A FPGA Implementation of Farneback Optical Flow by High-Level Synthesis

Optical flow algorithm, which estimates the motion detection of consequent video frames, is widely used in surveillance system, Advanced Driver Assistance Systems (ADAS) and object movement estimation in scene analysis. Among different optical flow algorithms, Farneback version provides a better accuracy and brightness-change-resistant displacements by estimating the flow from polynomial domain rather than intensive maps. However, high computation complexity and inconsistent data access patterns make it difficult to be implemented on a hardware platform.
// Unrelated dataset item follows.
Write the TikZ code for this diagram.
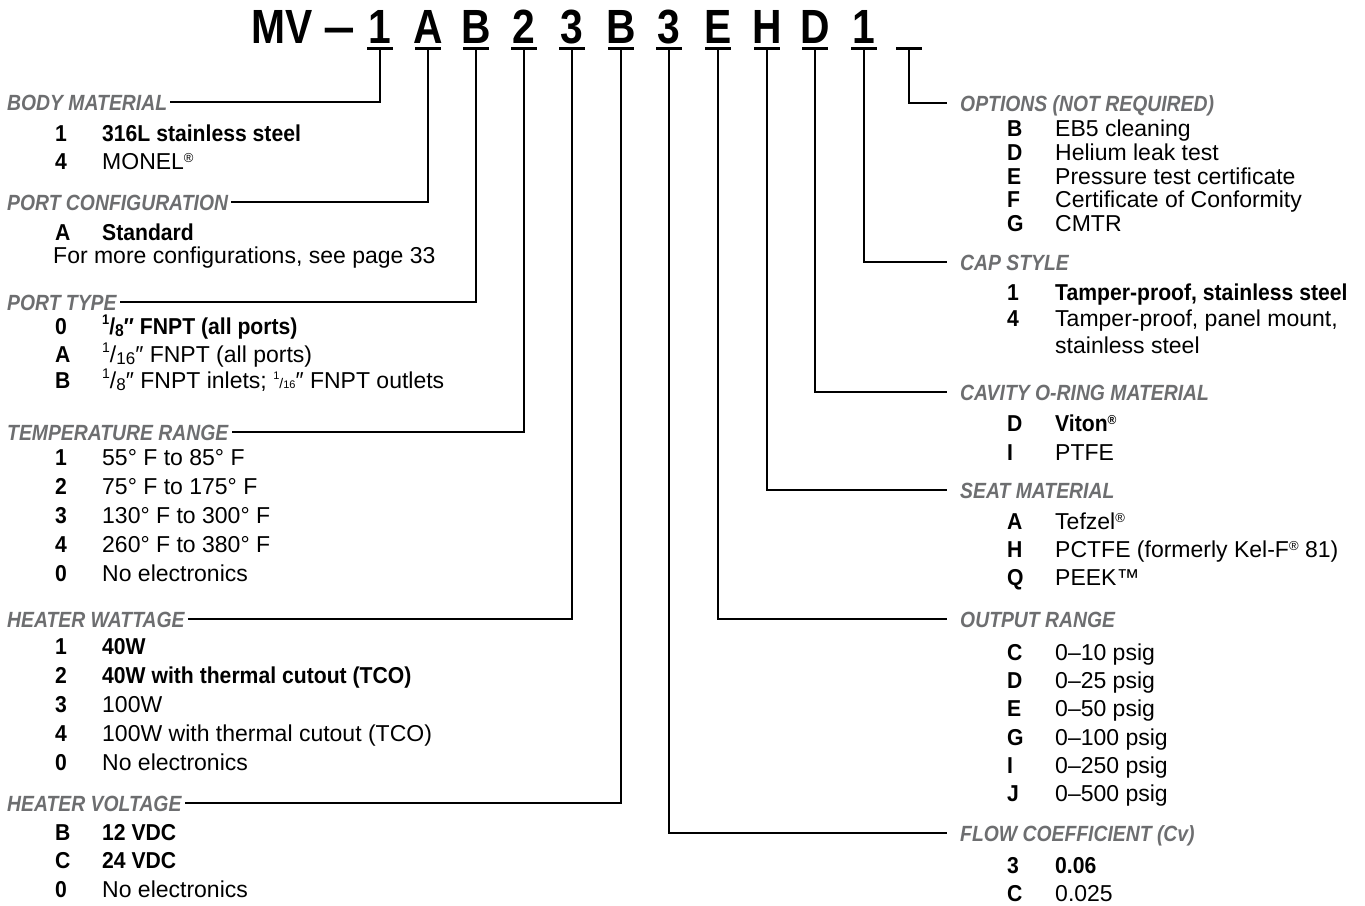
\documentclass[tikz,border=0pt]{standalone}
\usepackage{fontspec}
\setmainfont{Liberation Sans}
\newfontfamily\condfont[FakeStretch=0.92]{Liberation Sans}
\newfontfamily\headfont[FakeStretch=0.88]{Liberation Sans}
\newfontfamily\titlefont[FakeStretch=0.85]{Liberation Sans}
\usetikzlibrary{calc}
\definecolor{headgray}{RGB}{109,110,112}
\newcommand{\reg}{\raisebox{0.3em}{\fontsize{13}{13}\selectfont ®}}
\newcommand{\fracup}[2]{\raisebox{0.42em}{\fontsize{14}{14}\selectfont #1}/\raisebox{-0.12em}{\fontsize{17}{17}\selectfont #2}}
\newcommand{\fracsm}[2]{\raisebox{0.35em}{\fontsize{11}{11}\selectfont #1}{\fontsize{14}{14}\selectfont /}{\fontsize{11}{11}\selectfont #2}}

\tikzset{
  ttl/.style={inner sep=0pt,font=\titlefont\bfseries\fontsize{48}{52}\selectfont},
  hdr/.style={anchor=base west,inner xsep=3pt,inner ysep=0pt,text height=16pt,text depth=0pt,
    font=\headfont\bfseries\itshape\fontsize{22}{26}\selectfont,text=headgray},
  code/.style={anchor=base west,inner sep=0pt,font=\condfont\bfseries\fontsize{23}{28}\selectfont},
  entry/.style={anchor=base west,inner sep=0pt,font=\fontsize{23}{28}\selectfont},
  bentry/.style={anchor=base west,inner sep=0pt,font=\condfont\bfseries\fontsize{23}{28}\selectfont},
  lead/.style={line width=2pt},
  uline/.style={line width=3pt},
}

\begin{document}
\begin{tikzpicture}[x=1pt,y=-1pt]
% ==========================================
\useasboundingbox (0,0) rectangle (1365,905);
%
% part number with its underlines
\node[ttl,anchor=base west] (mv) at (251,43) {MV};
\node[ttl,anchor=base] (dash) at (339,43) {\scalebox{1.4}[1]{–}};
\foreach \xx/\ch [count=\i from 0] in {380/1,428/A,476/B,524/2,572/3,621/B,669/3,718/E,767/H,815/D,864/1}{
  \node[ttl,anchor=base] (c\i) at (\xx,43) {\ch};
  \coordinate (u\i) at (\xx,48);
}
\coordinate (u11) at (909,48);% blank position
\foreach \i in {0,...,11}{
  \draw[uline] ([xshift=-13pt]u\i) -- ([xshift=13pt]u\i);
}
%
% ========== left column ==========
\node[hdr] (hbody) at (4,110) {BODY MATERIAL};
\node[code] (body-c1) at (55,141) {1};
\node[bentry] (body-t1) at (102,141) {316L stainless steel};
\node[code] (body-c2) at (55,169) {4};
\node[entry] (body-t2) at (102,169) {MONEL\reg};
%
\node[hdr] (hport) at (4,210) {PORT CONFIGURATION};
\node[code] (port-c1) at (55,240) {A};
\node[bentry] (port-t1) at (102,240) {Standard};
\node[entry] (port-t2) at (53,263) {For more configurations, see page 33};
%
\node[hdr] (htype) at (4,310) {PORT TYPE};
\node[code] (type-c1) at (55,334) {0};
\node[bentry] (type-t1) at (102,334) {\fracup{1}{8}″ FNPT (all ports)};
\node[code] (type-c2) at (55,362) {A};
\node[entry] (type-t2) at (102,362) {\fracup{1}{16}″ FNPT (all ports)};
\node[code] (type-c3) at (55,388) {B};
\node[entry] (type-t3) at (102,388) {\fracup{1}{8}″ FNPT inlets; \fracsm{1}{16}″ FNPT outlets};
%
\node[hdr] (htemp) at (4,440) {TEMPERATURE RANGE};
\foreach \yy/\cc/\txt [count=\n] in {465/1/55° F to 85° F,494/2/75° F to 175° F,523/3/130° F to 300° F,
    552/4/260° F to 380° F,581/0/No electronics}{
  \node[code] (temp-c\n) at (55,\yy) {\cc};
  \node[entry] (temp-t\n) at (102,\yy) {\txt};
}
%
\node[hdr] (hwatt) at (4,627) {HEATER WATTAGE};
\foreach \yy/\cc/\st/\txt [count=\n] in {654/1/bentry/40W,683/2/bentry/40W with thermal cutout (TCO),
    712/3/entry/100W,741/4/entry/100W with thermal cutout (TCO),770/0/entry/No electronics}{
  \node[code] (watt-c\n) at (55,\yy) {\cc};
  \node[\st] (watt-t\n) at (102,\yy) {\txt};
}
%
\node[hdr] (hvolt) at (4,811) {HEATER VOLTAGE};
\foreach \yy/\cc/\st/\txt [count=\n] in {840/B/bentry/12 VDC,868/C/bentry/24 VDC,897/0/entry/No electronics}{
  \node[code] (volt-c\n) at (55,\yy) {\cc};
  \node[\st] (volt-t\n) at (102,\yy) {\txt};
}
%
% ========== right column ==========
\node[hdr] (hopt) at (957,111) {OPTIONS (NOT REQUIRED)};
\foreach \yy/\cc/\txt [count=\n] in {136/B/EB5 cleaning,160/D/Helium leak test,184/E/Pressure test certificate,
    207/F/Certificate of Conformity,231/G/CMTR}{
  \node[code] (opt-c\n) at (1007,\yy) {\cc};
  \node[entry] (opt-t\n) at (1055,\yy) {\txt};
}
%
\node[hdr] (hcap) at (957,270) {CAP STYLE};
\node[code] (cap-c1) at (1007,300) {1};
\node[bentry] (cap-t1) at (1055,300) {Tamper-proof, stainless steel};
\node[code] (cap-c2) at (1007,326) {4};
\node[entry] (cap-t2) at (1055,326) {Tamper-proof, panel mount,};
\node[entry] (cap-t3) at (1055,353) {stainless steel};
%
\node[hdr] (hring) at (957,400) {CAVITY O-RING MATERIAL};
\node[code] (ring-c1) at (1007,431) {D};
\node[bentry] (ring-t1) at (1055,431) {Viton\reg};
\node[code] (ring-c2) at (1007,460) {I};
\node[entry] (ring-t2) at (1055,460) {PTFE};
%
\node[hdr] (hseat) at (957,498) {SEAT MATERIAL};
\node[code] (seat-c1) at (1007,529) {A};
\node[entry] (seat-t1) at (1055,529) {Tefzel\reg};
\node[code] (seat-c2) at (1007,557) {H};
\node[entry] (seat-t2) at (1055,557) {PCTFE (formerly Kel-F\reg{} 81)};
\node[code] (seat-c3) at (1007,585) {Q};
\node[entry] (seat-t3) at (1055,585) {PEEK™};
%
\node[hdr] (hout) at (957,627) {OUTPUT RANGE};
\foreach \yy/\cc/\txt [count=\n] in {660/C/0–10 psig,688/D/0–25 psig,716/E/0–50 psig,
    745/G/0–100 psig,773/I/0–250 psig,801/J/0–500 psig}{
  \node[code] (out-c\n) at (1007,\yy) {\cc};
  \node[entry] (out-t\n) at (1055,\yy) {\txt};
}
%
\node[hdr] (hflow) at (957,841) {FLOW COEFFICIENT (Cv)};
\node[code] (flow-c1) at (1007,873) {3};
\node[bentry] (flow-t1) at (1055,873) {0.06};
\node[code] (flow-c2) at (1007,901) {C};
\node[entry] (flow-t2) at (1055,901) {0.025};
%
% ========== leaders ==========
\draw[lead] (u0) |- (hbody.east);
\draw[lead] (u1) |- (hport.east);
\draw[lead] (u2) |- (htype.east);
\draw[lead] (u3) |- (htemp.east);
\draw[lead] (u4) |- (hwatt.east);
\draw[lead] (u5) |- (hvolt.east);
\draw[lead] (u6) |- ([xshift=-10pt]hflow.west);
\draw[lead] (u7) |- ([xshift=-10pt]hout.west);
\draw[lead] (u8) |- ([xshift=-10pt]hseat.west);
\draw[lead] (u9) |- ([xshift=-10pt]hring.west);
\draw[lead] (u10) |- ([xshift=-10pt]hcap.west);
\draw[lead] (u11) |- ([xshift=-10pt]hopt.west);
% =============================================
\end{tikzpicture}
\end{document}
In this work, we present a micro-architecture design of Farneback optical flow, which is flexible for optimization with high level Synthesis (HLS) tools. The original software-based implementation was decomposed into functional blocks to balance latency of different stages and flows of data were rearranged to accommodate better memory access patterns. The data flow arrangement is based on a proposed backtrace mechanism, where DRAM accesses of polynomial coefficients in current frame makes consistent traffic patterns, and therefore make it possible to integrate more functional blocks into a deeper pipeline. For several micro-architecture design versions, we demonstrate options of fixed and floating points, optimization techniques such as multiple DMAs and different levels of pipeline integration. We implemented our design on Zedboard Mini-ITX 7045. The results show a 17x end-to-end speedup against a naive HLS version with an image size of 160x120. Considering only the hardware-accelerated part, our FPGA implementation is 40x faster than the naive HLS version with only 50% of the FPGA hardware resources.